## GOAL
The lines from the top of the material below through the line containing "const yR = d3.scaleLinear().domain([2, 6]).range([B, T]);" are to be printed exactly, with pictures omitted.
* BEGIN GIVEN DATA *
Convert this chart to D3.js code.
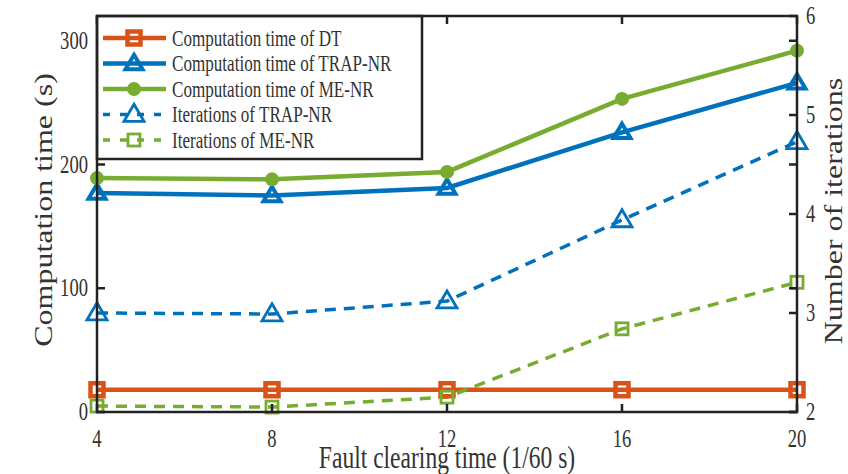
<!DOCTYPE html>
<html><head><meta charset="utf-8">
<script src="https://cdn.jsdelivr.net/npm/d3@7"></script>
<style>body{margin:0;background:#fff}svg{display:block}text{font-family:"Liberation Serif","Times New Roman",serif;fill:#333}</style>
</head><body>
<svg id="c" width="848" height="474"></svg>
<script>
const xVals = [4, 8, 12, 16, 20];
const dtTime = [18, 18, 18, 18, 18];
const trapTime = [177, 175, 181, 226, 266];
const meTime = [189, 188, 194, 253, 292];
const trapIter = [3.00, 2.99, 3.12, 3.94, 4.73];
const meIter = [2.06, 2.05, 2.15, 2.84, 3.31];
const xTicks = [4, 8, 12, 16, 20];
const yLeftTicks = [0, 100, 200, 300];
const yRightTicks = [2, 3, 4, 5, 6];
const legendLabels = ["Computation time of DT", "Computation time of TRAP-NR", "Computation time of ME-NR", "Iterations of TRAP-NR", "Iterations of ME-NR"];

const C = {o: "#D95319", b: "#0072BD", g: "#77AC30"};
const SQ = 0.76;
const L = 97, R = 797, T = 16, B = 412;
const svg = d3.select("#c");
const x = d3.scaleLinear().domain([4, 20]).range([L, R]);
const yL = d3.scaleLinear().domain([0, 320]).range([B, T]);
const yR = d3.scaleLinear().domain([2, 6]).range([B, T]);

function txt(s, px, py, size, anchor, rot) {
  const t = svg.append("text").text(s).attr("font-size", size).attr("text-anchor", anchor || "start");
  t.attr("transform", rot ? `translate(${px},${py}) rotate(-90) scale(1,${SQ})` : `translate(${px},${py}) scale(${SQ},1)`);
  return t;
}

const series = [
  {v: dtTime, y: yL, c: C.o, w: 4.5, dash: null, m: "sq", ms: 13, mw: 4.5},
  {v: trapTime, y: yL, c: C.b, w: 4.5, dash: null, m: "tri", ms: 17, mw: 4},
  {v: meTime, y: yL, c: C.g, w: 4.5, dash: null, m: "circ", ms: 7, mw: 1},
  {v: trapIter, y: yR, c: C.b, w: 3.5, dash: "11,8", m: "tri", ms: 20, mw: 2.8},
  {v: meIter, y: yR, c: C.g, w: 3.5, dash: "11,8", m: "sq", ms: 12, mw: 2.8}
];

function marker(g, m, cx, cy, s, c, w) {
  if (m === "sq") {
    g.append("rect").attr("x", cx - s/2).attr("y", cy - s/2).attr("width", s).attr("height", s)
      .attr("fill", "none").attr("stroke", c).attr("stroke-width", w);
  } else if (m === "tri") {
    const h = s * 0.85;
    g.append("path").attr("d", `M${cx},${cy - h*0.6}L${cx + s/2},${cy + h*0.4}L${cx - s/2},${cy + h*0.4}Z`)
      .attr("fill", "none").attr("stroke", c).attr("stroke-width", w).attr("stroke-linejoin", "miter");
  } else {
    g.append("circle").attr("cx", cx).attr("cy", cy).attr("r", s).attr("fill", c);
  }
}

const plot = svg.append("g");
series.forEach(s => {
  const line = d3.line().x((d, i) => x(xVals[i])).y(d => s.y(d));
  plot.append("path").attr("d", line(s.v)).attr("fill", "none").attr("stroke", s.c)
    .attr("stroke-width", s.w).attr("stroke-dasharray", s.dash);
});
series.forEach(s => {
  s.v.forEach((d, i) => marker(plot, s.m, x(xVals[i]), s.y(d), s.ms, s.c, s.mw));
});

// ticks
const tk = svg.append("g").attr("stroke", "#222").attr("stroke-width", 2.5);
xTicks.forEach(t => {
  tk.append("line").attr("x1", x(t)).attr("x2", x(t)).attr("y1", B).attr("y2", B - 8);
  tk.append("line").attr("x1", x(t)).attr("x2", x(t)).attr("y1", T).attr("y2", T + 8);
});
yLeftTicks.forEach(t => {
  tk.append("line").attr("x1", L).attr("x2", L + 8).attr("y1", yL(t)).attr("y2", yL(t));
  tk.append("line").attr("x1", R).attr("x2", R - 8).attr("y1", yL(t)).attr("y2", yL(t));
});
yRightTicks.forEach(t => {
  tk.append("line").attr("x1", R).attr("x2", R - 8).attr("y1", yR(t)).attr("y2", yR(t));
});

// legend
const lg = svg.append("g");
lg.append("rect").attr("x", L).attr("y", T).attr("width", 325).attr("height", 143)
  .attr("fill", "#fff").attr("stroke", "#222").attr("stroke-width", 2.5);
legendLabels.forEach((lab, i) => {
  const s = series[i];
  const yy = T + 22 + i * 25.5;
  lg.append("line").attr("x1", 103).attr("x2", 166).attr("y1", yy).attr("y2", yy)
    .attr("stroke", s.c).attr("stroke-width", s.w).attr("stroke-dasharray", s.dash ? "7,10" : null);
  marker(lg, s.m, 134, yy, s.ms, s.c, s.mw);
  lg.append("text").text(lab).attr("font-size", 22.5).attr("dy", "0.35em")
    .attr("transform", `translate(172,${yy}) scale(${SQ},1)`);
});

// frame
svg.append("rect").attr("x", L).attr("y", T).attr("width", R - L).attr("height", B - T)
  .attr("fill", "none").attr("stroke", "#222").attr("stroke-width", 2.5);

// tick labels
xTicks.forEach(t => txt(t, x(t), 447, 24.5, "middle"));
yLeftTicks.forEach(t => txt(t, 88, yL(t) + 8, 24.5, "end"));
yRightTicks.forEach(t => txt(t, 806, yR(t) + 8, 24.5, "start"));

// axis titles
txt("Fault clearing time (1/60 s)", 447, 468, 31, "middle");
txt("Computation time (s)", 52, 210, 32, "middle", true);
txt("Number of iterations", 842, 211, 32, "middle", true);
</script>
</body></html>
* END GIVEN DATA *
## RESPONSE BELOW
Convert this chart to D3.js code.
<!DOCTYPE html>
<html><head><meta charset="utf-8">
<script src="https://cdn.jsdelivr.net/npm/d3@7"></script>
<style>body{margin:0;background:#fff}svg{display:block}text{font-family:"Liberation Serif","Times New Roman",serif;fill:#333}</style>
</head><body>
<svg id="c" width="848" height="474"></svg>
<script>
const xVals = [4, 8, 12, 16, 20];
const dtTime = [18, 18, 18, 18, 18];
const trapTime = [177, 175, 181, 226, 266];
const meTime = [189, 188, 194, 253, 292];
const trapIter = [3.00, 2.99, 3.12, 3.94, 4.73];
const meIter = [2.06, 2.05, 2.15, 2.84, 3.31];
const xTicks = [4, 8, 12, 16, 20];
const yLeftTicks = [0, 100, 200, 300];
const yRightTicks = [2, 3, 4, 5, 6];
const legendLabels = ["Computation time of DT", "Computation time of TRAP-NR", "Computation time of ME-NR", "Iterations of TRAP-NR", "Iterations of ME-NR"];

const C = {o: "#D95319", b: "#0072BD", g: "#77AC30"};
const SQ = 0.76;
const L = 97, R = 797, T = 16, B = 412;
const svg = d3.select("#c");
const x = d3.scaleLinear().domain([4, 20]).range([L, R]);
const yL = d3.scaleLinear().domain([0, 320]).range([B, T]);
const yR = d3.scaleLinear().domain([2, 6]).range([B, T]);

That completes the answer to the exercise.